To this end, we built FICS (short for “Front-End Interoperable Capture Software”), a single-solution software that connects life science sponsors and trial sites. For FICS users, gone are the days of missing data or manually trying to square peg-round hole data. Instead, FICS automates manual processes for faster, higher-quality data collection and captures “finish-line data” from the start. By design, this unlocks unprecedented speed and cost savings in the drug development process, ultimately delivering life-saving medicines to patients sooner.

We were also aware that if our own tech was to get across the finish line and achieve scale, it had to make healthcare workers’ lives easier. One of our mantras is “more face time, less screen time.” What good is a technology, however sophisticated, if it pulls healthcare workers away from patients? Our technology and workflows enable physicians and nurses to spend less time interfacing with monitors and burdensome administrative tasks, and instead liberates them to spend more time doing what they love — taking care of patients.

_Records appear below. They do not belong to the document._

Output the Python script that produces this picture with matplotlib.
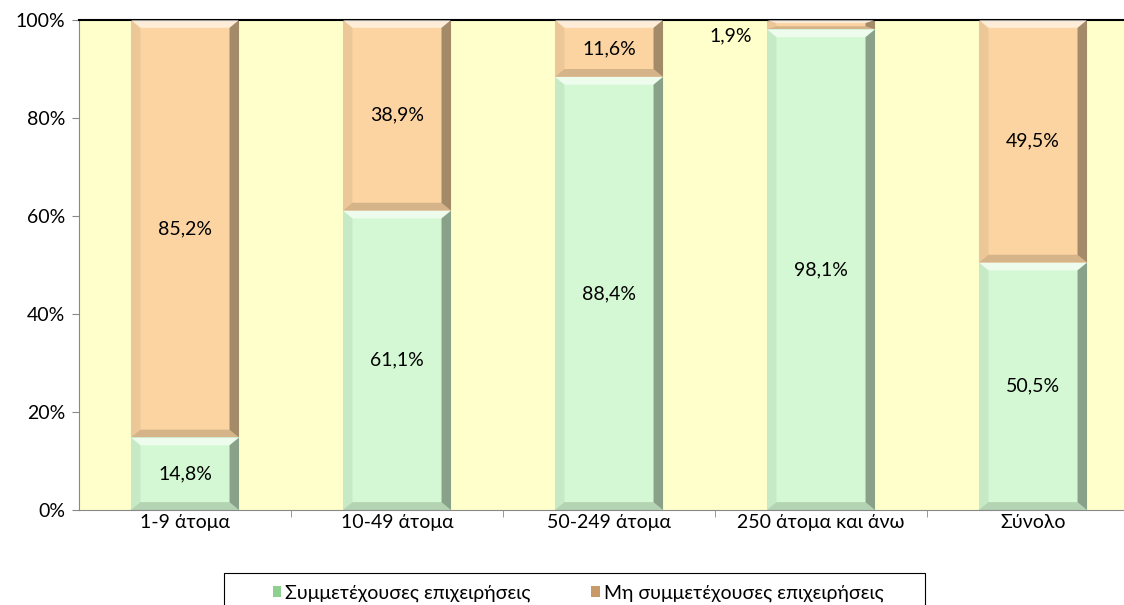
import matplotlib.pyplot as plt
from matplotlib.patches import Polygon, Rectangle
import numpy as np

categories = ["1-9 άτομα", "10-49 άτομα", "50-249 άτομα", "250 άτομα και άνω", "Σύνολο"]
participating = [14.8, 61.1, 88.4, 98.1, 50.5]
not_participating = [85.2, 38.9, 11.6, 1.9, 49.5]
series_names = ["Συμμετέχουσες επιχειρήσεις", "Μη συμμετέχουσες επιχειρήσεις"]

GREEN = "#d3f8d3"
ORANGE = "#fbd4a2"
BG = "#ffffcc"
BAR_W = 0.51

plt.rcParams["font.family"] = ["Lato", "DejaVu Sans"]
plt.rcParams["font.size"] = 14

fig = plt.figure(figsize=(11.24, 6.05), dpi=100)
ax = fig.add_axes([79 / 1124, 95 / 605, 1060 / 1124, 490 / 605])
ax.set_facecolor(BG)

x = np.arange(len(categories))


def bevel(ax, xc, y0, y1):
    # fake the Excel bevel: light top strip, darker right edge, soft bottom
    bx, by = 0.045, 1.6
    xl, xr = xc - BAR_W / 2, xc + BAR_W / 2
    by = min(by, (y1 - y0) / 3)
    top = Polygon([(xl, y1), (xr, y1), (xr - bx, y1 - by), (xl + bx, y1 - by)],
                  closed=True, facecolor="white", alpha=0.6, lw=0, zorder=3)
    right = Polygon([(xr, y1), (xr, y0), (xr - bx, y0 + by), (xr - bx, y1 - by)],
                    closed=True, facecolor="black", alpha=0.35, lw=0, zorder=3)
    left = Polygon([(xl, y1), (xl, y0), (xl + bx, y0 + by), (xl + bx, y1 - by)],
                   closed=True, facecolor="black", alpha=0.06, lw=0, zorder=3)
    bottom = Polygon([(xl, y0), (xr, y0), (xr - bx, y0 + by), (xl + bx, y0 + by)],
                     closed=True, facecolor="black", alpha=0.15, lw=0, zorder=3)
    for p in (top, right, left, bottom):
        ax.add_patch(p)


b1 = ax.bar(x, participating, BAR_W, color=GREEN, zorder=2, label=series_names[0])
b2 = ax.bar(x, not_participating, BAR_W, bottom=participating, color=ORANGE,
            zorder=2, label=series_names[1])

for i in range(len(categories)):
    bevel(ax, x[i], 0, participating[i])
    bevel(ax, x[i], participating[i], 100)

for i, v in enumerate(participating):
    ax.text(x[i], v / 2, f"{v:.1f}%".replace(".", ","), ha="center", va="center", zorder=4)
for i, v in enumerate(not_participating):
    label = f"{v:.1f}%".replace(".", ",")
    if v < 5:
        ax.text(x[i] - BAR_W / 2 - 0.07, 96.8, label, ha="right", va="center", zorder=4)
    else:
        ax.text(x[i], participating[i] + v / 2, label, ha="center", va="center", zorder=4)

ax.set_xlim(-0.5, len(categories) - 0.5)
ax.set_ylim(0, 100)
ax.set_yticks(range(0, 101, 20))
ax.set_yticklabels([f"{t}%" for t in range(0, 101, 20)])
ax.set_xticks(x)
ax.set_xticklabels(categories)
ax.tick_params(axis="x", length=0, pad=3)
ax.tick_params(axis="y", length=5, color="#888888", pad=5)
ax.set_xticks(np.arange(0.5, len(categories) - 0.5), minor=True)
ax.tick_params(axis="x", which="minor", length=5, color="#888888")

for side in ("left", "bottom"):
    ax.spines[side].set_color("#888888")
ax.spines["top"].set_color("black")
ax.spines["top"].set_linewidth(1.5)
ax.spines["right"].set_visible(False)

# legend box runs off the bottom edge of the picture in the original
fig.patches.append(Rectangle((224 / 1124, -0.05), 701 / 1124, 0.05 + 32 / 605,
                             transform=fig.transFigure, fill=False,
                             edgecolor="black", linewidth=0.8))
leg = fig.legend(handles=[b1, b2], labels=series_names, ncol=2,
                 loc="center", bbox_to_anchor=(578 / 1124, 12 / 605),
                 frameon=False, handlelength=0.45, handleheight=0.5,
                 handletextpad=0.2, columnspacing=3.1, borderaxespad=0,
                 borderpad=0, fontsize=14)
for h, c in zip(leg.legend_handles, ["#8fcf8f", "#c89a6a"]):
    h.set_facecolor(c)

fig.savefig("out.png", dpi=100)
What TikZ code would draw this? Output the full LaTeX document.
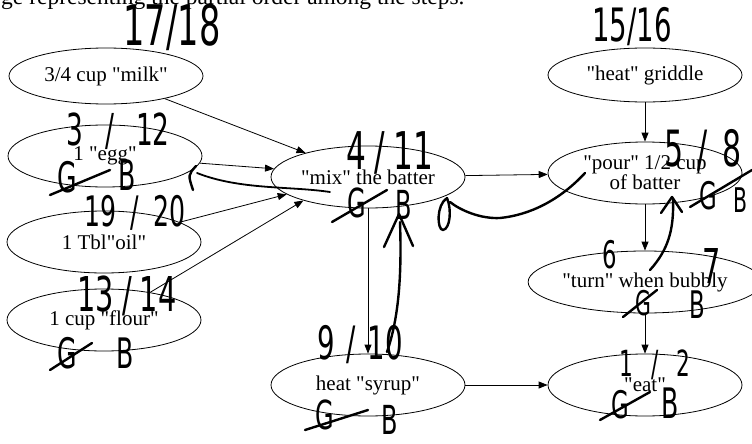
\documentclass[tikz,border=0pt]{standalone}
\usepackage{fontspec}
\setmainfont{Liberation Serif}[Ligatures=TeXOff]
\newfontfamily\handfont[FakeStretch=0.6]{DejaVu Sans}
\usetikzlibrary{shapes.geometric,arrows.meta}

\tikzset{
	stepnode/.style={draw, ellipse, line width=0.8pt, minimum width=194pt, minimum height=62pt, inner sep=0pt, align=center, font=\fontsize{21}{18}\selectfont},
	flow/.style={-{Triangle[length=9pt,width=7pt]}, line width=0.8pt},
	hand/.style={font=\handfont\fontsize{#1}{#1}\selectfont, inner sep=0pt},
	scrawl/.style={line width=2.4pt, line cap=round, line join=round},
}

\begin{document}
\begin{tikzpicture}[x=1pt,y=-1pt]
		\useasboundingbox (0,0) rectangle (752,444);
		
		\node[anchor=base west, inner sep=0pt, font=\fontsize{23.5}{24}\selectfont] (caption) at (1,4.5) {ge representing the partial order among the steps.};
		
		\node[stepnode, minimum height=56pt] (milk) at (106,76) {3/4 cup "milk"};
		\node[stepnode] (egg) at (105,156) {1 "egg"};
		\node[stepnode] (oil) at (104,242) {1 Tbl"oil"};
		\node[stepnode] (flour) at (104,320) {1 cup "flour"};
		\node[stepnode] (mix) at (368,177) {"mix" the batter};
		\node[stepnode] (syrup) at (368,385) {heat "syrup"};
		\node[stepnode, minimum height=54pt] (griddle) at (645,75) {"heat" griddle};
		\node[stepnode] (pour) at (645,173) {"pour" 1/2 cup\\of batter};
		\node[stepnode] (turn) at (645,282) {"turn" when bubbly};
		\node[stepnode] (eat) at (645,385) {"eat"};
		
		\draw[flow] (milk) -- (mix);
		\draw[flow] (egg) -- (mix.175);
		\draw[flow] (oil) -- (mix.192);
		\draw[flow] (flour) -- (mix.200);
		\draw[flow] (mix) -- (pour);
		\draw[flow] (mix) -- (syrup);
		\draw[flow] (syrup) -- (eat);
		\draw[flow] (griddle) -- (pour);
		\draw[flow] (pour) -- (turn);
		\draw[flow] (turn) -- (eat);
		
		% pen marks
		\node[hand=56] (ordmilk) at (172,27) {17/18};
		\node[hand=46] (ordgriddle) at (632,27) {15/16};
		\node[hand=44] (ordegg) at (118,131) {3\hspace{22pt}/\hspace{22pt}12};
		\node[hand=42] (ordoil) at (135,213) {19\hspace{14pt}/\hspace{14pt}20};
		\node[hand=48] (ordflour) at (127,296) {13\hspace{8pt}/\hspace{8pt}14};
		\node[hand=52] (ordmix) at (390,153) {4\hspace{8pt}/\hspace{8pt}11};
		\node[hand=46] (ordsyrup) at (360,345) {9\hspace{12pt}/\hspace{12pt}10};
		\node[hand=50] (ordpour) at (703,150) {5\hspace{14pt}/\hspace{14pt}8};
		\node[hand=36] (ordeat) at (655,365) {1\hspace{18pt}/\hspace{18pt}2};
		\node[hand=38] (ordturn) at (610,255) {6};
		\node[hand=48] (ordturnb) at (712,266) {7};
		
		\node[hand=42] (gegg) at (67,177) {G};
		\node[hand=42] (begg) at (127,175) {B};
		\node[hand=42] (gflour) at (67,353) {G};
		\node[hand=42] (bflour) at (125,353) {B};
		\node[hand=40] (gmix) at (357,203) {G};
		\node[hand=40] (bmix) at (404,205) {B};
		\node[hand=40] (gsyrup) at (325,415) {G};
		\node[hand=40] (bsyrup) at (390,420) {B};
		\node[hand=38] (gpour) at (708,196) {G};
		\node[hand=34] (bpour) at (740,200) {B};
		\node[hand=34] (gturn) at (643,303) {G};
		\node[hand=38] (bturn) at (697,305) {B};
		\node[hand=38] (geat) at (620,405) {G};
		\node[hand=42] (beat) at (670,403) {B};
		
		\draw[scrawl] (50,195) -- (110,170);
		\draw[scrawl] (50,370) -- (92,343);
		\draw[scrawl] (332,222) -- (387,190);
		\draw[scrawl] (305,430) -- (368,410);
		\draw[scrawl] (690,207) -- (752,170);
		\draw[scrawl] (623,317) -- (657,290);
		\draw[scrawl] (600,420) -- (650,392);
		
		\draw[scrawl, line width=1.8pt] (330,192) .. controls (290,186) and (240,190) .. (197,173);
		\draw[scrawl] (196,166) .. controls (188,175) .. (193,190);
		\draw[scrawl] (585,173) .. controls (560,200) and (530,215) .. (500,218) .. controls (480,219) and (460,210) .. (450,202);
		\draw[scrawl] (447,198) .. controls (436,205) and (437,230) .. (443,230) .. controls (450,229) and (452,210) .. (447,198);
		\draw[scrawl] (387,352) .. controls (398,320) and (402,280) .. (400,222);
		\draw[scrawl] (384,247) -- (399,214) -- (413,246);
		\draw[scrawl] (650,270) .. controls (668,250) and (674,230) .. (673,200);
		\draw[scrawl] (661,213) -- (672,197) -- (682,212);
		
	\end{tikzpicture}
\end{document}
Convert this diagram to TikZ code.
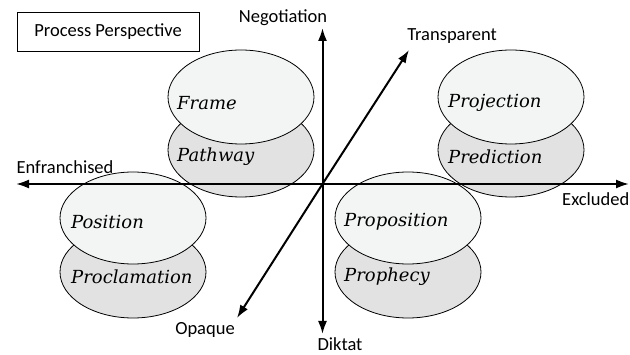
\documentclass[tikz,border=0pt]{standalone}
\usepackage{fontspec}
\setsansfont{Carlito}
\newfontfamily\calfnt{DejaVu Serif}
\usetikzlibrary{arrows.meta}
\definecolor{lightfill}{HTML}{F3F5F5}
\definecolor{grayfill}{HTML}{E2E2E2}
\tikzset{
  topell/.style={draw=black, line width=0.8pt, fill=lightfill},
  botell/.style={draw=black, line width=0.8pt, fill=grayfill},
  scr/.style={font=\calfnt\fontsize{18}{21}\selectfont\itshape, anchor=west, inner sep=0pt},
  axis/.style={line width=2pt, -{Latex[length=13pt,width=9pt]}},
  lbl/.style={font=\sffamily\fontsize{18.5}{21}\selectfont, inner sep=0pt}
}
\begin{document}
\begin{tikzpicture}[x=1pt,y=-1pt]
\useasboundingbox[fill=white] (0,0) rectangle (630,355);
% title box
\node[draw=black, line width=0.8pt, minimum width=182pt, minimum height=39pt, font=\sffamily\fontsize{18.5}{21}\selectfont] (title) at (108,31.5) {Process Perspective};
% ellipses: bottom (gray) first
\draw[botell] (241,150) ellipse [x radius=73, y radius=47];
\draw[topell] (241,97) ellipse [x radius=73, y radius=47];
\draw[botell] (511,150) ellipse [x radius=73, y radius=47];
\draw[topell] (511,97) ellipse [x radius=73, y radius=47];
\draw[botell] (133,272) ellipse [x radius=73, y radius=46];
\draw[topell] (133,218) ellipse [x radius=73, y radius=46];
\draw[botell] (408,272) ellipse [x radius=73, y radius=46];
\draw[topell] (408,218) ellipse [x radius=73, y radius=46];
% script labels
\node[scr] (frame) at (177,103) {Frame};
\node[scr] (pathway) at (177,157) {Pathway};
\node[scr] (projection) at (448,103) {Projection};
\node[scr] (prediction) at (448,157) {Prediction};
\node[scr] (position) at (71,222) {Position};
\node[scr] (proclamation) at (71,277) {Proclamation};
\node[scr] (proposition) at (344,222) {Proposition};
\node[scr] (prophecy) at (344,277) {Prophecy};
% axes
\coordinate (o) at (322.5,184);
\coordinate (top) at (322.5,28);
\coordinate (bot) at (322.5,334);
\coordinate (left) at (16,184);
\coordinate (right) at (629,184);
\coordinate (tr) at (409,50);
\coordinate (bl) at (237,318);
\draw[axis] (o) -- (top);
\draw[axis] (o) -- (bot);
\draw[axis] (o) -- (left);
\draw[axis] (o) -- (right);
\draw[axis] (o) -- (tr);
\draw[axis] (o) -- (bl);
% axis labels
\node[lbl] (neg) at (283,18) {Negotiation};
\node[lbl] (trans) at (452,36) {Transparent};
\node[lbl] (enf) at (65,167) {Enfranchised};
\node[lbl, anchor=east] (exc) at (629.5,199) {Excluded};
\node[lbl] (opq) at (205,330) {Opaque};
\node[lbl] (dik) at (340,344) {Diktat};
\end{tikzpicture}
\end{document}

With FICS, we went beyond FDA data compliance. We built a comprehensive software that streamlines all workflows on one platform. From the moment researchers and sponsors launch a trial to the moment they submit the drug for approval, and every single regulatory requirement and patient interaction in between, FICS has our life science sponsor and site users covered. FICS dramatically reduces administrative burden, automates multiple workflows, instantaneously captures and analyzes universalized data, and opens enrollment to a global audience. Instead of flipping through binders or trying to merge and reconcile data from a series of programs that don’t talk to each other, physicians are freed up to work with patients.

Global

We refused to build a solution that wouldn’t be relevant, resonant, and usable across the globe; anything less would continue to over-index for white patients of means and maintain an undemocratic status quo for a democratic disease. As we evolve and implement the architecture of our technology, meeting the diverse needs of a global audience guides all of our decisions.

Today, our health system partnerships include oncology centers across the US, Brazil, Australia, and India. We intentionally selected a critical mass of rural and community site partners, which enables patients in historically-underserved geographies to finally access trials. In September 2023, we opened the Pi Health Cancer Hospital in Hyderabad, India, with our entire tech stack fully integrated into the facility. Our hospital in Hyderabad is the physical manifestation of our ultimate vision with Pi Health, in that we don’t just want to bring clinical trials to long-underserved populations, but we also want to bring the most modern, efficient, cost-effective, and democratic clinical trials to all.

The More Who Join Us, The More Lives We Can Save Together

In 2018, Janet Woodcock, the former Director of the Center for Drug Evaluation at the FDA, declared the clinical trial system “broken.” Her words were a clarion call, and we commend her for them. It was disillusioning to see, year after year, just how broken this system was, with devastating effects on human lives.

But in four years, thanks to our growing number of partners and patients who have taken the leap with us, we are optimists. We know that we can continue to root out mass-scale inefficiency and replace it with the seeds of our new and blossoming infrastructure to fix decades of problems. We can see — both on the ground and in the data — that Pi is working. Trials are enrolling more patients, of more diverse backgrounds, and in record time.

Global transformation, however, is a matter of network effects. The more who join our cause, the more people we can continue to reach, and the more lives we can save together. We hope you’ll take the leap with us.